While in Uganda, students were challenged to be open-minded as they explored the similarities and differences of Ugandan and North American culture. The community engagement focus of the program centered on students’ engagement with residents of Kampala, as they incorporated an African fable into a play with the Ndere Culture Troupe. In addition, students volunteered at orphanages and primary school, swapped stories and ideas with students at Kyambogo University, navigated marketplaces, and visited historical landmarks. At each day’s end, Melanie facilitated conversations with topics including colonialism, refugees, unfamiliar norms, and different value systems. Journaling was a required assignment for students, so they could reflect individually on their experiences each day.

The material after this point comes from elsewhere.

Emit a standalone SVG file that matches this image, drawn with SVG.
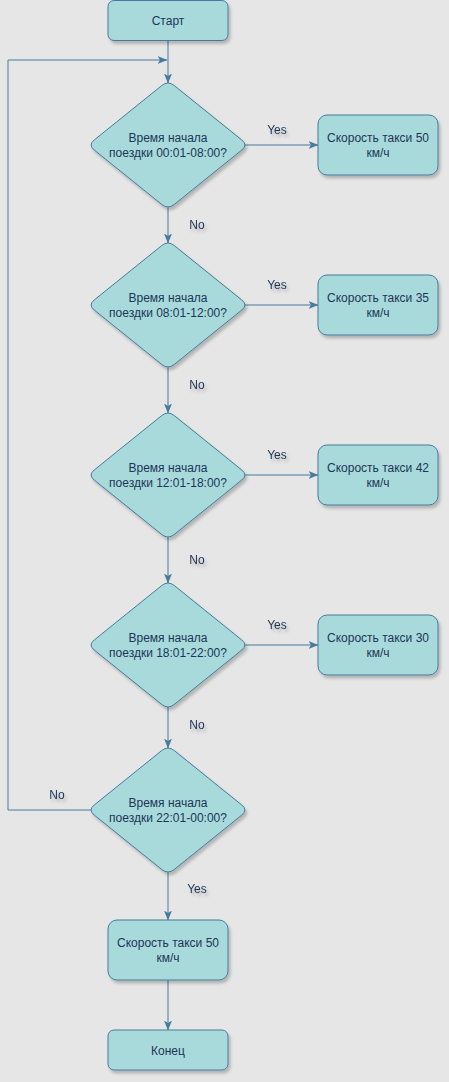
<svg xmlns="http://www.w3.org/2000/svg" width="449" height="1082" viewBox="0 0 449 1082">
<defs>
<filter id="sh" x="-20%" y="-20%" width="150%" height="150%">
<feDropShadow dx="2" dy="3" stdDeviation="1.5" flood-color="#000000" flood-opacity="0.22"/>
</filter>
<marker id="arr" viewBox="0 0 10 8" markerWidth="10" markerHeight="8" refX="9.5" refY="4" orient="auto" markerUnits="userSpaceOnUse">
<path d="M0,0 L10,4 L0,8 L2.5,4 Z" fill="#457B9D"/>
</marker>
<path id="dia" d="M-6.2,-59.5 Q0,-64.5 6.2,-59.5 L73.8,-5 Q80,0 73.8,5 L6.2,59.5 Q0,64.5 -6.2,59.5 L-73.8,5 Q-80,0 -73.8,-5 Z"/>
</defs>
<style>
.n{fill:#A8DADC;stroke:#457B9D;stroke-width:1;filter:url(#sh)}
.t{font-family:"Liberation Sans",Arial,sans-serif;font-size:12px;fill:#1D3557;text-anchor:middle}
.l{font-family:"Liberation Sans",Arial,sans-serif;font-size:12px;fill:#1D3557;text-anchor:middle;filter:url(#sh)}
.e{fill:none;stroke:#457B9D;stroke-width:1;marker-end:url(#arr)}
</style>
<rect width="449" height="1082" fill="#E6E6E6"/>
<g id="connectors">
<path class="e" d="M168,40 V83"/>
<path class="e" d="M91,810 H8 V60 H167"/>
<path class="e" d="M245,145 H318"/>
<path class="e" d="M168,207 V243"/>
<path class="e" d="M245,305 H318"/>
<path class="e" d="M168,367 V413"/>
<path class="e" d="M245,475 H318"/>
<path class="e" d="M168,537 V583"/>
<path class="e" d="M245,645 H318"/>
<path class="e" d="M168,707 V748"/>
<path class="e" d="M168,872 V920"/>
<path class="e" d="M168,980 V1030"/>
<text class="l" x="277" y="133.5">Yes</text>
<text class="l" x="197" y="229">No</text>
<text class="l" x="277" y="288.5">Yes</text>
<text class="l" x="197" y="388.5">No</text>
<text class="l" x="277" y="458.5">Yes</text>
<text class="l" x="197" y="563.5">No</text>
<text class="l" x="277" y="628.5">Yes</text>
<text class="l" x="197" y="728.5">No</text>
<text class="l" x="57" y="799">No</text>
<text class="l" x="197" y="893">Yes</text>
</g>
<g id="start">
<rect class="n" x="108" y="0.5" width="120" height="40" rx="6"/>
<text class="t" x="168" y="24.5">Старт</text>
</g>
<g id="d1">
<use href="#dia" class="n" x="168" y="145"/>
<text class="t" x="168" y="141.5">Время начала</text>
<text class="t" x="168" y="156.5">поездки 00:01-08:00?</text>
</g>
<g id="b1">
<rect class="n" x="318" y="115" width="120" height="60" rx="9"/>
<text class="t" x="378" y="141.5">Скорость такси 50</text>
<text class="t" x="378" y="156.5">км/ч</text>
</g>
<g id="d2">
<use href="#dia" class="n" x="168" y="305"/>
<text class="t" x="168" y="301.5">Время начала</text>
<text class="t" x="168" y="316.5">поездки 08:01-12:00?</text>
</g>
<g id="b2">
<rect class="n" x="318" y="275" width="120" height="60" rx="9"/>
<text class="t" x="378" y="301.5">Скорость такси 35</text>
<text class="t" x="378" y="316.5">км/ч</text>
</g>
<g id="d3">
<use href="#dia" class="n" x="168" y="475"/>
<text class="t" x="168" y="471.5">Время начала</text>
<text class="t" x="168" y="486.5">поездки 12:01-18:00?</text>
</g>
<g id="b3">
<rect class="n" x="318" y="445" width="120" height="60" rx="9"/>
<text class="t" x="378" y="471.5">Скорость такси 42</text>
<text class="t" x="378" y="486.5">км/ч</text>
</g>
<g id="d4">
<use href="#dia" class="n" x="168" y="645"/>
<text class="t" x="168" y="641.5">Время начала</text>
<text class="t" x="168" y="656.5">поездки 18:01-22:00?</text>
</g>
<g id="b4">
<rect class="n" x="318" y="615" width="120" height="60" rx="9"/>
<text class="t" x="378" y="641.5">Скорость такси 30</text>
<text class="t" x="378" y="656.5">км/ч</text>
</g>
<g id="d5">
<use href="#dia" class="n" x="168" y="810"/>
<text class="t" x="168" y="806.5">Время начала</text>
<text class="t" x="168" y="821.5">поездки 22:01-00:00?</text>
</g>
<g id="b5">
<rect class="n" x="108" y="920" width="120" height="60" rx="9"/>
<text class="t" x="168" y="946.5">Скорость такси 50</text>
<text class="t" x="168" y="961.5">км/ч</text>
</g>
<g id="end">
<rect class="n" x="108" y="1030" width="120" height="40" rx="6"/>
<text class="t" x="168" y="1054.5">Конец</text>
</g>
</svg>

One student wrote, “Melanie was an integral part of this trip; Melanie’s exceptional leadership skills allowed students to gain a deeper understanding of themselves, their own capabilities, and expand their cultural competence. Being far from home in a new and unfamiliar country with laws, norms, and values very different from your own is an intimidating experience. Without Melanie’s guidance of our surroundings and learning, we would not have grown and obtained such vast awareness of Ugandan life.”
Melanie challenged students to adopt a global perspective as they assimilated back to the Missouri State community. Her students continue to engage in local or international service as they pursue graduate studies, or work in their communities as citizen dietitians. Her Study Away program was a catalyst for teaching students about Ugandan culture, their own cultures, and how they interact with the world.